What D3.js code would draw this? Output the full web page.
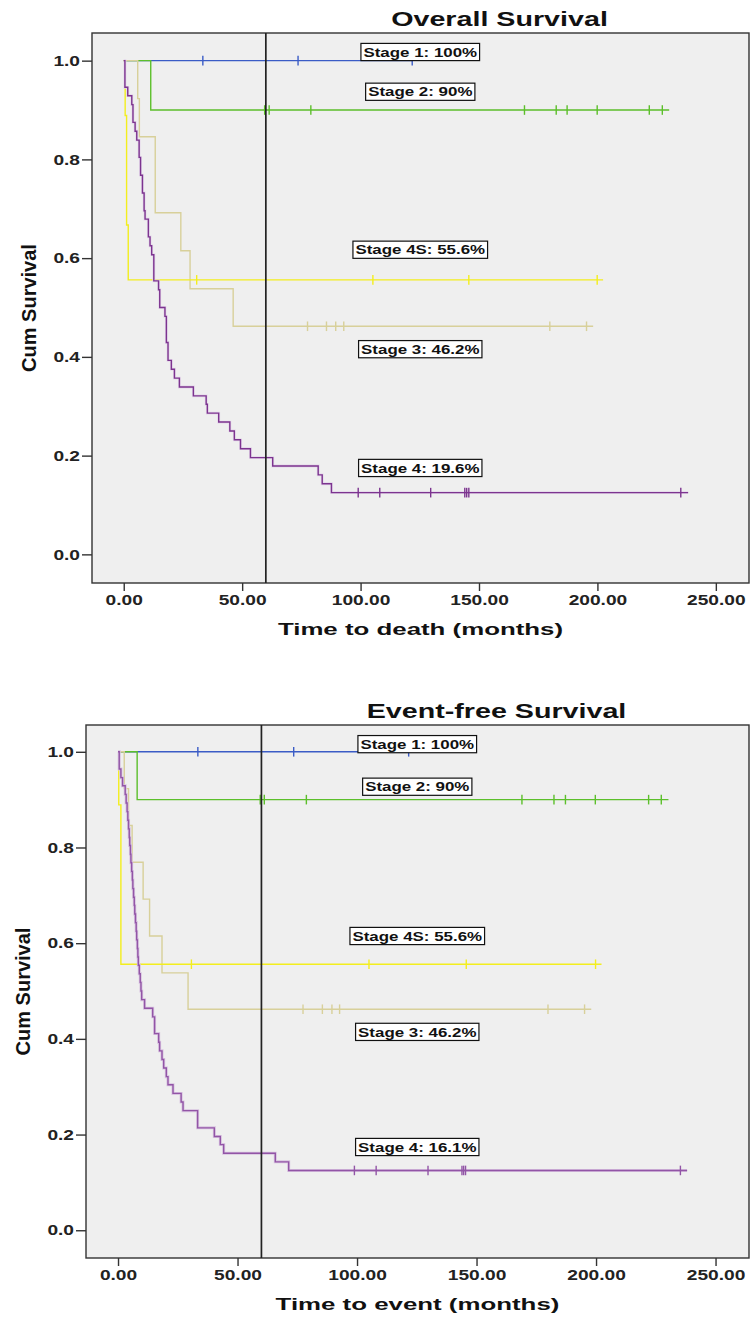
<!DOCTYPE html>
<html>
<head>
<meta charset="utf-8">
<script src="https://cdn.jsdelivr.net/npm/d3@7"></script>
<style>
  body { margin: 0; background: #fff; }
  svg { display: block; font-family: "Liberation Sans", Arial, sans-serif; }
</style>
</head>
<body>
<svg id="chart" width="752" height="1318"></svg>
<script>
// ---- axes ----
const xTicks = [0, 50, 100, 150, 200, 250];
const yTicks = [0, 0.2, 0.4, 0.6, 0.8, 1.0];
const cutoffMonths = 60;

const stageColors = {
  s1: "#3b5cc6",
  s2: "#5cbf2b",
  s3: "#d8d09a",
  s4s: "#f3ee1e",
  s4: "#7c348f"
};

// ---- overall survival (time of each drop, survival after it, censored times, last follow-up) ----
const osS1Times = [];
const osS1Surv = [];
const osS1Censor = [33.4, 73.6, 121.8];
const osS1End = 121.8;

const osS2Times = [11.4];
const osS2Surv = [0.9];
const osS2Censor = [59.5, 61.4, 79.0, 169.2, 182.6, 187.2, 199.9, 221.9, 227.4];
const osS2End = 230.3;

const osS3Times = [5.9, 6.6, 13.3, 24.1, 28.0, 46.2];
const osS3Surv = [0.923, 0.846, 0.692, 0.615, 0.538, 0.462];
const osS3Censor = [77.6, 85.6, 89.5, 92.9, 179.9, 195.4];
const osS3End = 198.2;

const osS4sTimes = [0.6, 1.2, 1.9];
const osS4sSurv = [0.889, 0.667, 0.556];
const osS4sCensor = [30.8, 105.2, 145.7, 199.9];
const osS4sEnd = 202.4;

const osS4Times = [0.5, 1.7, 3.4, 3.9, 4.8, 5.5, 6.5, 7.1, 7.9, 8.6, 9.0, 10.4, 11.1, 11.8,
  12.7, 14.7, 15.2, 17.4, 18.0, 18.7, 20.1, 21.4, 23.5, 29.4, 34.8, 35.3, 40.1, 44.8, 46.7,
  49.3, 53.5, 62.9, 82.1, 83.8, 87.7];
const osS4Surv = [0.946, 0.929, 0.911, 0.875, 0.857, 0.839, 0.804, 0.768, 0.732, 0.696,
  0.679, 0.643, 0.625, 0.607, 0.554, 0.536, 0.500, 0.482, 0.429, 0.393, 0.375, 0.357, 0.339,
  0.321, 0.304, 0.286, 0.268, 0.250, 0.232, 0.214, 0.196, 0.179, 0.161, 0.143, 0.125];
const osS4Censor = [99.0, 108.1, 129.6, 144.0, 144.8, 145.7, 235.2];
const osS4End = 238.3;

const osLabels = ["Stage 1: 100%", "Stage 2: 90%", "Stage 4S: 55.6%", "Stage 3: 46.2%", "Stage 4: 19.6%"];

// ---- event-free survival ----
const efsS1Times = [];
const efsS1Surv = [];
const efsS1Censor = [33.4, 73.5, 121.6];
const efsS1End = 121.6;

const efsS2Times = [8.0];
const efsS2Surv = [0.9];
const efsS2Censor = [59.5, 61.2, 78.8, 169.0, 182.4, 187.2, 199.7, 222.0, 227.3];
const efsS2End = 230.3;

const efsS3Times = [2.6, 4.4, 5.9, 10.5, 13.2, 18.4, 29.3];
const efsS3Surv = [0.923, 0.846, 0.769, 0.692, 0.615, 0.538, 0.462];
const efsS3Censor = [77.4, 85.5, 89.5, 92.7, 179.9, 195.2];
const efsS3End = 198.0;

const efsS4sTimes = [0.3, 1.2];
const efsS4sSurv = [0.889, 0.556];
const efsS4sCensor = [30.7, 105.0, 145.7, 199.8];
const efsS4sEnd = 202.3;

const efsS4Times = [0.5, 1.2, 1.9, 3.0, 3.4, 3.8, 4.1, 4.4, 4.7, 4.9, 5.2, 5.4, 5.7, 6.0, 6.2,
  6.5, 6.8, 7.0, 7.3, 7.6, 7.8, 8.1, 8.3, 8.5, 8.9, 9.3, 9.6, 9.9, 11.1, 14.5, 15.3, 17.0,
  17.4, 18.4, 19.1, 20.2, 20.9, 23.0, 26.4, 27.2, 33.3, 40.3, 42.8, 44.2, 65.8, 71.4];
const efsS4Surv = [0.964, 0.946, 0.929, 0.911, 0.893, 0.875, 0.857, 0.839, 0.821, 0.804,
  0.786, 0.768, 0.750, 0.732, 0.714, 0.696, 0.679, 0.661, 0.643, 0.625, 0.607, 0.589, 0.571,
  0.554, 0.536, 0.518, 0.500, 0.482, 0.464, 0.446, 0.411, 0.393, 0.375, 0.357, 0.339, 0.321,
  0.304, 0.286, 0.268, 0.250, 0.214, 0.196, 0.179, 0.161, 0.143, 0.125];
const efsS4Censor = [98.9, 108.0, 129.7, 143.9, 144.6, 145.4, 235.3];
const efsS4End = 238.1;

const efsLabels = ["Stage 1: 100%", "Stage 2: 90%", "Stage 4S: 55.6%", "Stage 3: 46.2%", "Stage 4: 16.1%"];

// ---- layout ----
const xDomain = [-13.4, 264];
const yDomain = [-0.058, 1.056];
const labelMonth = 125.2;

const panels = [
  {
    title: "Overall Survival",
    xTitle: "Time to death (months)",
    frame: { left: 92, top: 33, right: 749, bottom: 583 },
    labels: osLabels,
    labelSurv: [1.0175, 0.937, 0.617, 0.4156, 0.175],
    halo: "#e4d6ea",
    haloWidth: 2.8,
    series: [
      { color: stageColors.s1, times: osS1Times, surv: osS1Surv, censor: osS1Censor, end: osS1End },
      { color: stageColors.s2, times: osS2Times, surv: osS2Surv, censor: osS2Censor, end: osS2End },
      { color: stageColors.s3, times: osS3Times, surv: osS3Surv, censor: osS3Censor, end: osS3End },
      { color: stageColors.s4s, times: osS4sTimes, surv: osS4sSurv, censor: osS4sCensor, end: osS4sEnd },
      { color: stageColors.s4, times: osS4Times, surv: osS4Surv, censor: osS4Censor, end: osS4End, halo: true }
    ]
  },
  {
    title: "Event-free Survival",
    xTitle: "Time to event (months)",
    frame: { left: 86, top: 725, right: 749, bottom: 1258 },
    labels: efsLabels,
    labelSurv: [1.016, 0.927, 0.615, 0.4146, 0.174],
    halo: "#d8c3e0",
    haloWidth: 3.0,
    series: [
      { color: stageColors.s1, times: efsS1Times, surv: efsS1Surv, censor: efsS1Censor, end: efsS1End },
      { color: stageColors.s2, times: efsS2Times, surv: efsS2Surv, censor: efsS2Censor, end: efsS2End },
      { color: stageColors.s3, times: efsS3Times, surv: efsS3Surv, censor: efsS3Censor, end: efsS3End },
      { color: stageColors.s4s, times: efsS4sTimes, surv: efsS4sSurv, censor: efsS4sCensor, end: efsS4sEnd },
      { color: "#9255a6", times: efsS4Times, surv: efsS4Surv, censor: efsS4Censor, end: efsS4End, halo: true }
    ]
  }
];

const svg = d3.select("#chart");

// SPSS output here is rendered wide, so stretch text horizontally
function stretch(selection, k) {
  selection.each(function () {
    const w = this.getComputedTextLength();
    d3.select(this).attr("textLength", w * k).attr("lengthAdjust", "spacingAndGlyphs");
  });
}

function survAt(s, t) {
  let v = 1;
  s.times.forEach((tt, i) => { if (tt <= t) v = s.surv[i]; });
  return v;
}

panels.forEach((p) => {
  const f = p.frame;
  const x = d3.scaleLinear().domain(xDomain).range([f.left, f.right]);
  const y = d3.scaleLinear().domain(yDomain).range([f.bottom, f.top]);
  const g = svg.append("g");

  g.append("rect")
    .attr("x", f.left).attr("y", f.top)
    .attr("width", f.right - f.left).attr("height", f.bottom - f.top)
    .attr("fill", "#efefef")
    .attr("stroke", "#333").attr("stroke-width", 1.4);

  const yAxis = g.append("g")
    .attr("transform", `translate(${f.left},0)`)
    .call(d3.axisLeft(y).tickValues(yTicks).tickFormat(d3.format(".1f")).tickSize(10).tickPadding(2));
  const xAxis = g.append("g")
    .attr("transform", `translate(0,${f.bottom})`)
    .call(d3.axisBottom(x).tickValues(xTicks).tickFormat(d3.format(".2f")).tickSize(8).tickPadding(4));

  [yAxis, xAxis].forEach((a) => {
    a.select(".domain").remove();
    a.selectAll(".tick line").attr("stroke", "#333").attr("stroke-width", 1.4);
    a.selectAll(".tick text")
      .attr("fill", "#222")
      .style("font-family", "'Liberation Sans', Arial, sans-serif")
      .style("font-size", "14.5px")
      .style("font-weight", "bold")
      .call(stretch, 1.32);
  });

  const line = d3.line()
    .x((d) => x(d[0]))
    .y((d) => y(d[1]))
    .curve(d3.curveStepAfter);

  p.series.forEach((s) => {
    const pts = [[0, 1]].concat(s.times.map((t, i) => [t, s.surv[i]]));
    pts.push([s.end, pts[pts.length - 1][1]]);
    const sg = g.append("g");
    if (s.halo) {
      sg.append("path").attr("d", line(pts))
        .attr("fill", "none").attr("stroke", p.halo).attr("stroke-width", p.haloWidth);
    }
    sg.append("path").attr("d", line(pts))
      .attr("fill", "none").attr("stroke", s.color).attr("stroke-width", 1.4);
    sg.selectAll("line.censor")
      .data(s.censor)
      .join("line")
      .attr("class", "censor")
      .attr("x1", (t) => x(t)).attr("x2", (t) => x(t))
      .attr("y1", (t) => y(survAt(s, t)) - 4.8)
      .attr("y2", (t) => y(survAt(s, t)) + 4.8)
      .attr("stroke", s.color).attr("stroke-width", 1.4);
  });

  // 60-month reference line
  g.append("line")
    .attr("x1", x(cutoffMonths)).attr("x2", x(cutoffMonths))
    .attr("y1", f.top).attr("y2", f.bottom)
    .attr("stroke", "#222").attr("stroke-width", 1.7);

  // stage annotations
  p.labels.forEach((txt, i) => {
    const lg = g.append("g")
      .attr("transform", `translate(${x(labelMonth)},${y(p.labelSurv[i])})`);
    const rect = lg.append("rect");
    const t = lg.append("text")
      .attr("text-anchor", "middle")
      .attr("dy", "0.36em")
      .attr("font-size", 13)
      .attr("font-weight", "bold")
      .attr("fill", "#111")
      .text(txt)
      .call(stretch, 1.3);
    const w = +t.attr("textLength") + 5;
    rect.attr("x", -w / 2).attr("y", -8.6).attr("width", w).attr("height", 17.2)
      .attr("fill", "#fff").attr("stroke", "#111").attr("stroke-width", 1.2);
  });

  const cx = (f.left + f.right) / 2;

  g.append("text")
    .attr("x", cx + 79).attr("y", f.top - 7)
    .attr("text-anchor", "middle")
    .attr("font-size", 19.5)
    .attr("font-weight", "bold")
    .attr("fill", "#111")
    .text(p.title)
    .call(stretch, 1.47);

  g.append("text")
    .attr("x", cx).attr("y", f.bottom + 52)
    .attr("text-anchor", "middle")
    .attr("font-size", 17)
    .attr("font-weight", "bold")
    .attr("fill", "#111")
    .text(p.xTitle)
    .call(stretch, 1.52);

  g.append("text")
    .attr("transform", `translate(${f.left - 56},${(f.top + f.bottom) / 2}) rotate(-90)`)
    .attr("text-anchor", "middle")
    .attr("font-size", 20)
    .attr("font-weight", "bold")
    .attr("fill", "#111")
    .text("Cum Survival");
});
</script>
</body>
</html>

*BRIEF*:
Give again exactly the lines running from the beginning of the material above through the line that contains "const osS1End = 121.8;", and leave out every picture.

*WRITTEN SOLUTION*:
What D3.js code would draw this? Output the full web page.
<!DOCTYPE html>
<html>
<head>
<meta charset="utf-8">
<script src="https://cdn.jsdelivr.net/npm/d3@7"></script>
<style>
  body { margin: 0; background: #fff; }
  svg { display: block; font-family: "Liberation Sans", Arial, sans-serif; }
</style>
</head>
<body>
<svg id="chart" width="752" height="1318"></svg>
<script>
// ---- axes ----
const xTicks = [0, 50, 100, 150, 200, 250];
const yTicks = [0, 0.2, 0.4, 0.6, 0.8, 1.0];
const cutoffMonths = 60;

const stageColors = {
  s1: "#3b5cc6",
  s2: "#5cbf2b",
  s3: "#d8d09a",
  s4s: "#f3ee1e",
  s4: "#7c348f"
};

// ---- overall survival (time of each drop, survival after it, censored times, last follow-up) ----
const osS1Times = [];
const osS1Surv = [];
const osS1Censor = [33.4, 73.6, 121.8];
const osS1End = 121.8;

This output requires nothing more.